▶ Provided data
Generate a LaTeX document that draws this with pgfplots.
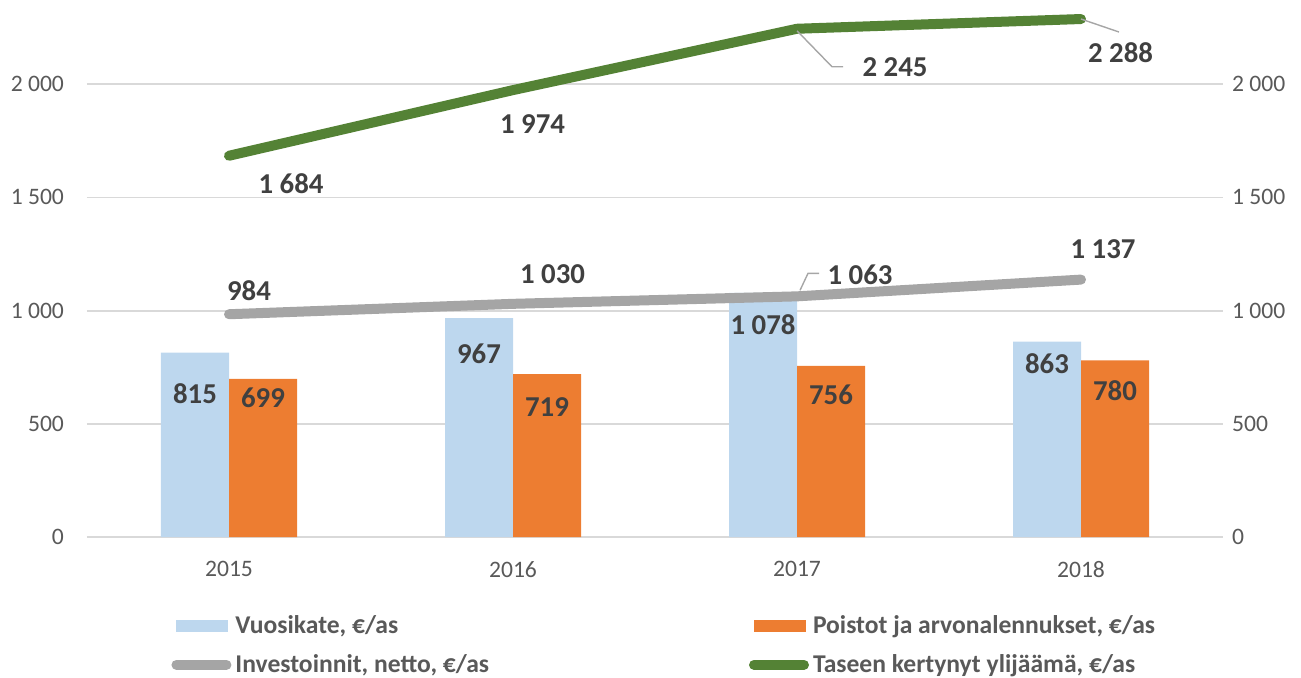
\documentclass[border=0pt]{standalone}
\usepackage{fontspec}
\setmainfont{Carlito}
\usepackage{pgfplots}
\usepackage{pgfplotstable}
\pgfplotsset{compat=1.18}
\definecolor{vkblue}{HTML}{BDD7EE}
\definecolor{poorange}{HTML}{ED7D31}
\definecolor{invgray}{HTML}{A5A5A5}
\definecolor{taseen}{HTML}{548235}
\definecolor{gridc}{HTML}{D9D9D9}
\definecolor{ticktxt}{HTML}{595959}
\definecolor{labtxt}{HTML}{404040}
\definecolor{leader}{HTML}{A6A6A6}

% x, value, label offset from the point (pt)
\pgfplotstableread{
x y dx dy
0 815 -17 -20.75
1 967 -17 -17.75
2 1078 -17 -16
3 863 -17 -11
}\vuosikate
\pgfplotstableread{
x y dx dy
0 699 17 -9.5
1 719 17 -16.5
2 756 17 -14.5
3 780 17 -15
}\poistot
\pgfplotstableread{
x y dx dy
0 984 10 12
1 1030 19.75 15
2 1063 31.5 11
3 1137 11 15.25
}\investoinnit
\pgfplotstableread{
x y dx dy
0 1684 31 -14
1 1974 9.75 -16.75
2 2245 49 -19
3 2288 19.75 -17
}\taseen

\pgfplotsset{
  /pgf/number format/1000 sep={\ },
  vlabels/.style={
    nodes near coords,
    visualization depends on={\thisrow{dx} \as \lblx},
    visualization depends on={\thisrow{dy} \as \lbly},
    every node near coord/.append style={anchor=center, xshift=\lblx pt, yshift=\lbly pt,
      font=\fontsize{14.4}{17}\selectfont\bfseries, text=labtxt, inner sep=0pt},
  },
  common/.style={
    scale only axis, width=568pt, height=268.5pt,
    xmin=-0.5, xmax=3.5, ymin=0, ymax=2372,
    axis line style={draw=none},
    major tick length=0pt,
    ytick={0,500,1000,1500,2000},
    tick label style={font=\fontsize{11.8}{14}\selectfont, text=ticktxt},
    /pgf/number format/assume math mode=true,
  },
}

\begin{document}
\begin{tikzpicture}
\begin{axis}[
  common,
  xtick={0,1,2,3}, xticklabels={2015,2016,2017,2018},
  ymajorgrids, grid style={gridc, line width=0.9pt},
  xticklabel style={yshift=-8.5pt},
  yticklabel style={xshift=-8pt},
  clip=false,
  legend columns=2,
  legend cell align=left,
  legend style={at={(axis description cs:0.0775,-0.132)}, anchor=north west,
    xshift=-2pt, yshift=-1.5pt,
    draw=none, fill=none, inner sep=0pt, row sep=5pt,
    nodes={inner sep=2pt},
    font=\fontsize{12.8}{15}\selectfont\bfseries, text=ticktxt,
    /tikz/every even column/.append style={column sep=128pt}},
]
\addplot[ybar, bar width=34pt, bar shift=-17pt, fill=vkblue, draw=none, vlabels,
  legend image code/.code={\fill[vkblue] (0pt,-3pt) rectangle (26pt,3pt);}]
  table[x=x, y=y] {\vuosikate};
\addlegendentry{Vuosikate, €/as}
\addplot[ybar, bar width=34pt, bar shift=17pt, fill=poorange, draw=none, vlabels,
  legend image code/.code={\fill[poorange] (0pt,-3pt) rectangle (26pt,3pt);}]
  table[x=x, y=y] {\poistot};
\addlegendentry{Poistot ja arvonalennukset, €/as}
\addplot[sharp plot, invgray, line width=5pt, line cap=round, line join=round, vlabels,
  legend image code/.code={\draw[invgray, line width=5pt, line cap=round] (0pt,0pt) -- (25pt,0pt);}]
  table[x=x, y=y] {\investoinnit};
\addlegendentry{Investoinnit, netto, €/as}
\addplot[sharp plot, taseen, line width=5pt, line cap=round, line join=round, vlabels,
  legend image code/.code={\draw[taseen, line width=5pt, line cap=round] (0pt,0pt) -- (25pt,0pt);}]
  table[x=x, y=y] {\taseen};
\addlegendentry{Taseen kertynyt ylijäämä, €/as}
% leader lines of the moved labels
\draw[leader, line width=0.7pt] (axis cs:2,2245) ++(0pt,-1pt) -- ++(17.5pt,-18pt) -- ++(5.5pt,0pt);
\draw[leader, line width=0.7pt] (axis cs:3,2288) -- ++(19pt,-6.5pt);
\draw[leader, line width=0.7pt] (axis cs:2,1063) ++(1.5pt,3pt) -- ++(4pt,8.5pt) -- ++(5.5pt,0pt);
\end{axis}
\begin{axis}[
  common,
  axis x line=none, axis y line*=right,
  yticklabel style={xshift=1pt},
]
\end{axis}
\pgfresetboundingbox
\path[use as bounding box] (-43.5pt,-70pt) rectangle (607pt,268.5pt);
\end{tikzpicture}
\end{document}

▶ Goal of the exercise
Transcribe the whole listing exactly. Pictures stay out of your copy.

▶ Correct answer
Generate a LaTeX document that draws this with pgfplots.
\documentclass[border=0pt]{standalone}
\usepackage{fontspec}
\setmainfont{Carlito}
\usepackage{pgfplots}
\usepackage{pgfplotstable}
\pgfplotsset{compat=1.18}
\definecolor{vkblue}{HTML}{BDD7EE}
\definecolor{poorange}{HTML}{ED7D31}
\definecolor{invgray}{HTML}{A5A5A5}
\definecolor{taseen}{HTML}{548235}
\definecolor{gridc}{HTML}{D9D9D9}
\definecolor{ticktxt}{HTML}{595959}
\definecolor{labtxt}{HTML}{404040}
\definecolor{leader}{HTML}{A6A6A6}

% x, value, label offset from the point (pt)
\pgfplotstableread{
x y dx dy
0 815 -17 -20.75
1 967 -17 -17.75
2 1078 -17 -16
3 863 -17 -11
}\vuosikate
\pgfplotstableread{
x y dx dy
0 699 17 -9.5
1 719 17 -16.5
2 756 17 -14.5
3 780 17 -15
}\poistot
\pgfplotstableread{
x y dx dy
0 984 10 12
1 1030 19.75 15
2 1063 31.5 11
3 1137 11 15.25
}\investoinnit
\pgfplotstableread{
x y dx dy
0 1684 31 -14
1 1974 9.75 -16.75
2 2245 49 -19
3 2288 19.75 -17
}\taseen

\pgfplotsset{
  /pgf/number format/1000 sep={\ },
  vlabels/.style={
    nodes near coords,
    visualization depends on={\thisrow{dx} \as \lblx},
    visualization depends on={\thisrow{dy} \as \lbly},
    every node near coord/.append style={anchor=center, xshift=\lblx pt, yshift=\lbly pt,
      font=\fontsize{14.4}{17}\selectfont\bfseries, text=labtxt, inner sep=0pt},
  },
  common/.style={
    scale only axis, width=568pt, height=268.5pt,
    xmin=-0.5, xmax=3.5, ymin=0, ymax=2372,
    axis line style={draw=none},
    major tick length=0pt,
    ytick={0,500,1000,1500,2000},
    tick label style={font=\fontsize{11.8}{14}\selectfont, text=ticktxt},
    /pgf/number format/assume math mode=true,
  },
}

\begin{document}
\begin{tikzpicture}
\begin{axis}[
  common,
  xtick={0,1,2,3}, xticklabels={2015,2016,2017,2018},
  ymajorgrids, grid style={gridc, line width=0.9pt},
  xticklabel style={yshift=-8.5pt},
  yticklabel style={xshift=-8pt},
  clip=false,
  legend columns=2,
  legend cell align=left,
  legend style={at={(axis description cs:0.0775,-0.132)}, anchor=north west,
    xshift=-2pt, yshift=-1.5pt,
    draw=none, fill=none, inner sep=0pt, row sep=5pt,
    nodes={inner sep=2pt},
    font=\fontsize{12.8}{15}\selectfont\bfseries, text=ticktxt,
    /tikz/every even column/.append style={column sep=128pt}},
]
\addplot[ybar, bar width=34pt, bar shift=-17pt, fill=vkblue, draw=none, vlabels,
  legend image code/.code={\fill[vkblue] (0pt,-3pt) rectangle (26pt,3pt);}]
  table[x=x, y=y] {\vuosikate};
\addlegendentry{Vuosikate, €/as}
\addplot[ybar, bar width=34pt, bar shift=17pt, fill=poorange, draw=none, vlabels,
  legend image code/.code={\fill[poorange] (0pt,-3pt) rectangle (26pt,3pt);}]
  table[x=x, y=y] {\poistot};
\addlegendentry{Poistot ja arvonalennukset, €/as}
\addplot[sharp plot, invgray, line width=5pt, line cap=round, line join=round, vlabels,
  legend image code/.code={\draw[invgray, line width=5pt, line cap=round] (0pt,0pt) -- (25pt,0pt);}]
  table[x=x, y=y] {\investoinnit};
\addlegendentry{Investoinnit, netto, €/as}
\addplot[sharp plot, taseen, line width=5pt, line cap=round, line join=round, vlabels,
  legend image code/.code={\draw[taseen, line width=5pt, line cap=round] (0pt,0pt) -- (25pt,0pt);}]
  table[x=x, y=y] {\taseen};
\addlegendentry{Taseen kertynyt ylijäämä, €/as}
% leader lines of the moved labels
\draw[leader, line width=0.7pt] (axis cs:2,2245) ++(0pt,-1pt) -- ++(17.5pt,-18pt) -- ++(5.5pt,0pt);
\draw[leader, line width=0.7pt] (axis cs:3,2288) -- ++(19pt,-6.5pt);
\draw[leader, line width=0.7pt] (axis cs:2,1063) ++(1.5pt,3pt) -- ++(4pt,8.5pt) -- ++(5.5pt,0pt);
\end{axis}
\begin{axis}[
  common,
  axis x line=none, axis y line*=right,
  yticklabel style={xshift=1pt},
]
\end{axis}
\pgfresetboundingbox
\path[use as bounding box] (-43.5pt,-70pt) rectangle (607pt,268.5pt);
\end{tikzpicture}
\end{document}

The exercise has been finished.